Спрятаться в Крепости: новый роман Алешковского
Страна с непредсказуемым прошлым снова пытается разобраться со своим историческим наследием, ищет в прошлом корни сегодняшних проблем ― и по-прежнему ждёт ответов от литературы. Каждый писатель по-своему отвечает на этот запрос: Евгений Водолазкин пишет о русском средневековье, Людмила Улицкая рассказывает историю семьи, Ирина Богатырёва обращается к мифу. Не стал исключением и Пётр Алешковский, историк по образованию и автор романа «Крепость» (АСТ, Редакция Елены Шубиной, 2015), лауреат «Русского Букера» за 2016 год.
Бывший сотрудник местного музея, весь поглощённый научной работой, экспедициями и раскопками, не умеющий пользоваться гаджетами и зарабатывать деньги, главный герой романа Иван Мальцов так любит историю Золотой Орды, что видит её даже во сне. Но в маленьком городке Новгородской области некому разделить его любовь к фрескам и летописям. Коллеги с липовыми диссертациями, местные нувориши, мечтающие превратить город в туристический центр, и даже любимая супруга ― все хотят денег, пусть и нечестно заработанных. Мальцов же преследует благородную цель: сохранить уникальный памятник архитектуры, городскую крепость, спасти её от застройки, уговорить местных начальников выделить средства для реставрационных работ.
Мальцов честный, одинокий, никем не понятый ― и конечно, хороший. Все остальные ― плохие. В этом романе всё чётко поделено на чёрное и белое, образы статичны и недвусмысленны, здесь нет глубокого психологизма и духовного роста, весь сюжет строится вокруг судьбы крепости ― то есть перемены случаются не во внутреннем мире героя, а во внешнем. Историк Алешковский с прозрачной ясностью описывает ситуацию, очень похожую на реальное положение вещей в сфере науки.
Фото: Ug.ru |
Может быть, такая простота имеет свои плюсы: в мире неустойчивости, утраченных ориентиров и стёртых границ порой не хватает чего-то предсказуемого и понятного без лишних объяснений. Да только местами эта простота переходит в примитивность и пошлость ― здесь и эпитеты-клише вроде «глубоких глаз», «морозной свежести» и «лёгкой поступи», и неуместные грубые сравнения: «Ее щеки покраснели, маленькие груди, похожие на два граната, выпирали из майки, как войско, готовое сорваться в атаку. Она откидывала лезшую в глаза прядь одним резким движением, как конь, в нетерпении бьющий копытом».

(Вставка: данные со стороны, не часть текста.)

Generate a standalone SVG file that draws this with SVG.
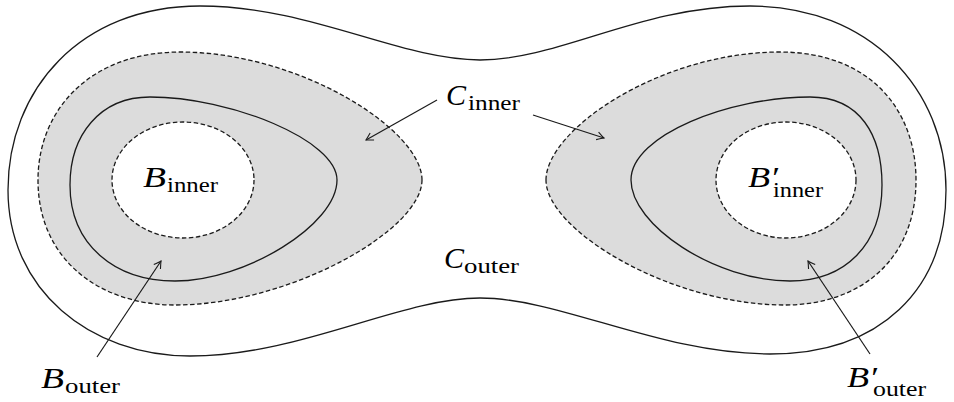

А вот название романа только на первый взгляд кажется простым: оно говорит не только о старой крепости (которой, кстати, в городе-прототипе ― Торжке ― на самом деле нет), о памятнике архитектуры, который так дорог главному герою. Эта крепость ― не только символ культурных ценностей и традиции в городе недальновидных продажных чиновников (недаром автор всегда пишет Крепость с большой буквы). Крепость ― это ещё и символ идеализированного прошлого, воображаемого мира, где главный герой прячется от реального, в котором ему так трудно найти себе место.
Этот полусказочный мир похож на давно ушедшую эпоху, которую герой-историк старательно и с большой любовью реконструирует. Но мы никогда не узнаем прошлое до конца; чем дальше от нас эпоха, тем больше в её истории неясных страниц и вопросов без ответа ― а значит, и простора для фантазии. Ведь может же Мальцов приукрасить историю или даже выдать вместо факта красивую легенду, чтобы впечатлить женщину. Может и добавить никому достоверно не известных, но ярких подробностей вроде запахов, звуков, выражений лиц и погоды. Фантазии продолжаются и в красочных снах Мальцова, окончательно отрывая читателя от настоящей тоскливой жизни. В реальности героя бросила жена и уволил начальник, и он ищет утешения в бутылке водки и воспоминаниях юности. Зато во сне он же ― соучастник удивительных событий времён Золотой Орды, описанных с подлинным мастерством беллетриста.
Однако именно в этих снах и фантазиях герой черпает силы для того, чтобы проснуться утром, опохмелиться, привести себя в порядок и снова бороться с системой, добиваясь своей никому не понятной цели. С огромным трудом ему кое-что удаётся ― а значит, этот холодный и чуждый герою мир всё же становится лучше. Несмотря на общий пессимистичный тон, на протяжении всего шестисотстраничного романа автору удаётся сохранить надежду. И пожалуй, это лучшее, что есть в книге.